相続税を支払うかどうか、またその税額については、相続財産の額によって異なります。財産には現預金、不動産などのプラスの遺産だけでなく、借金などの負の遺産も含まれます。

③ 相続方法の選択

相続人と相続財産がはっきりした段階で、相続の方法を選択します。相続方法には、「単純承認」「限定承認」「相続放棄」の3種類があります。

このうち「限定承認」と「相続放棄」の方法が選択できるのは、原則として相続開始の日(亡くなった日または自分が相続人であることを知った日)から3ヶ月以内に決めなればなりません。この3ヶ月がすぎると、自動的に「単純承認」になります。
海外に居住している場合には、相続人の確認や、相続財産の把握に時間がかかるので、この期限に注意しなくてはなりません。

④ 遺産分割協議書の作成

もし、遺言書が残されていなければ、遺産は相続人で分割して相続します。どのように分割するのかを話し合うことを「遺産分割協議」といいます。この協議には、相続人全員の参加が必要です。相続人が海外に居住している場合には、協議に時間がかかることも想定されますので、計画的に協議を行うことが重要となります。
遺産分割協議書には相続人全員の実印の押印と印鑑証明書の提出が必要となります。海外には印鑑証明書にあたるものがないため、代わりにサイン証明書を提出します。
また、日本国内の不動産を相続するには住民票の提出が求められます。相続人が海外にいるときは、住民票の代わりとして在留証明書を提出します。
これらの証明書の取得については、外務書ホ-ムペ-ジでご確認ください。

⑤ 相続税の納付方法

相続人が海外から相続税の納付を行う場合には、日本国内の方を「納税管理人」として届け出をし、納付を委託することができます。

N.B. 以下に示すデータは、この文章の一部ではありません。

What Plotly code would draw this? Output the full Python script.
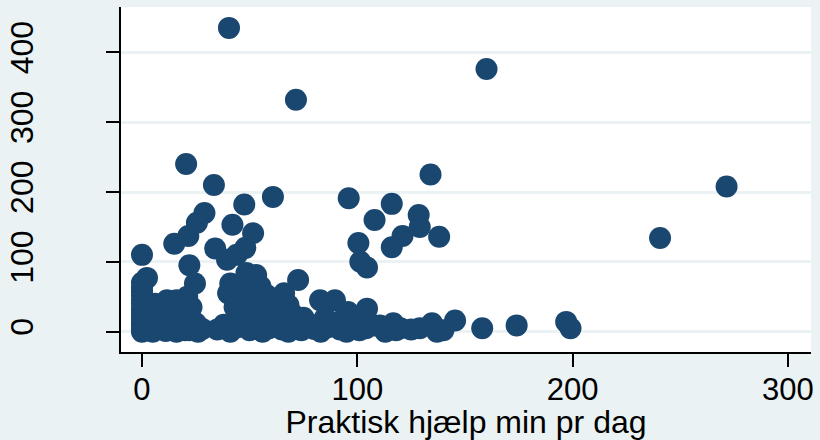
import plotly.graph_objects as go

# Praktisk hjælp (x, min pr dag) vs. the y-variable (its title is cropped in the source)
praktisk = [
    # column at zero
    0, 0, 0, 0, 0, 0, 0, 0, 0, 0, 0, 0, 0, 0, 0,
    # just right of zero
    2.3, 2, 3, 4, 5, 6, 7, 8, 9, 10,
    # left cluster
    11.6, 16, 21, 22, 24.6, 12, 14, 15, 17, 19, 20, 22, 23, 25, 26, 18,
    # rising arm
    15, 21.5, 25.5, 29, 20.5, 33.4,
    # middle cluster
    34, 39.5, 42, 44, 48, 51.6, 48.5, 53, 41, 45.5, 40, 44, 47, 50, 52, 55,
    57, 58, 60, 62, 64, 66, 68, 70, 72.5, 49, 53, 56, 43, 46, 47.5, 60.8,
    # right of middle
    82.7, 89.6, 95.7, 104.5, 85, 92, 100, 75, 78,
    100.5, 101.4, 104.5, 108, 116, 116, 96, 121, 129, 128.5, 138, 134,
    # bottom row
    1, 3, 5, 8, 11, 13, 16, 19, 22, 25, 28, 35, 38, 41, 44, 47, 50, 53, 56,
    59, 62, 65, 68, 71, 74, 77, 80, 83, 86, 89, 92, 95, 98, 101, 104, 108,
    110.5, 113, 116.7, 118, 120, 125, 129, 134.7, 137, 140, 145.4, 158, 174,
    197, 199,
    # outliers
    40.4, 160, 71.5, 271.5, 240.6,
]

pleje = [
    0, 3, 8, 12, 18, 22, 28, 33, 40, 45, 52, 58, 63, 70, 110,
    77, 5, 30, 15, 2, 40, 10, 25, 5, 35,
    45, 45, 50, 95, 69, 10, 20, 3, 30, 12, 2, 22, 35, 8, 0, 38,
    126, 137, 156, 170, 240, 210,
    119, 103, 153, 110, 120, 141, 84, 81, 69, 45, 55, 62, 70, 60, 50, 65,
    45, 52, 40, 30, 48, 55, 38, 25, 74, 30, 35, 28, 35, 25, 182, 193,
    45, 45, 28, 33, 20, 15, 20, 20, 10,
    127, 100, 92, 160, 121, 183, 191, 137, 150, 167, 136, 225,
    2, 8, 0, 4, 1, 9, 0, 5, 2, 12, 4, 3, 10, 0, 6, 12, 2, 8, 0,
    5, 11, 3, 0, 7, 2, 12, 4, 0, 6, 10, 3, 0, 8, 2, 5, 9,
    9, 0, 12, 2, 5, 3, 5, 12, 0, 2, 16, 5, 9,
    14, 5,
    435, 376, 332, 208, 134,
]

x_ticks = [0, 100, 200, 300]
y_ticks = [0, 100, 200, 300, 400]

BG = "#EAF2F3"
NAVY = "#1A476F"
FONT = "Liberation Sans, Arial, sans-serif"

fig = go.Figure(go.Scatter(
    x=praktisk, y=pleje, mode="markers",
    marker=dict(size=22, color=NAVY, line=dict(width=0)),
    hoverinfo="x+y",
))

fig.update_layout(
    width=820, height=440,
    paper_bgcolor=BG, plot_bgcolor="white",
    margin=dict(l=121, r=9, t=7, b=88),
    showlegend=False,
    font=dict(family=FONT, color="black"),
)
fig.update_xaxes(
    range=[-9.75, 310.7], tickvals=x_ticks, automargin=False,
    ticks="outside", ticklen=13, tickwidth=2, tickcolor="black",
    showline=True, linecolor="black", linewidth=2,
    showgrid=False, zeroline=False,
    tickfont=dict(size=31), ticklabelstandoff=-4,
    title=dict(text="Praktisk hjælp min pr dag", font=dict(size=32), standoff=4),
)
fig.update_yaxes(
    range=[-29.1, 464.9], tickvals=y_ticks, tickangle=-90, automargin=False,
    ticks="outside", ticklen=13, tickwidth=2, tickcolor="black",
    showline=True, linecolor="black", linewidth=2,
    showgrid=True, gridcolor=BG, gridwidth=3, zeroline=False,
    tickfont=dict(size=32), ticklabelstandoff=60,
)

# drop the page's default body margin so the figure fills the window
page_css = "document.body.style.margin='0';document.body.style.background='%s';" % BG
fig.write_html("out.html", post_script=page_css, config={"displayModeBar": False})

また、海外に居住する相続人が自ら納付する方法としては、クレジットカ-ド納付、日本国内にある預金口座を利用した納付があります。従来、国外からの送金による納付は認められていませんでしたが、2022年1月4日より国外の金融機関からの送金により納付することができるようになりました。

まとめ

海外から行う手続きには時間のかかるものもあるため、相続税の申告の手続は計画的に行うことが必要となる。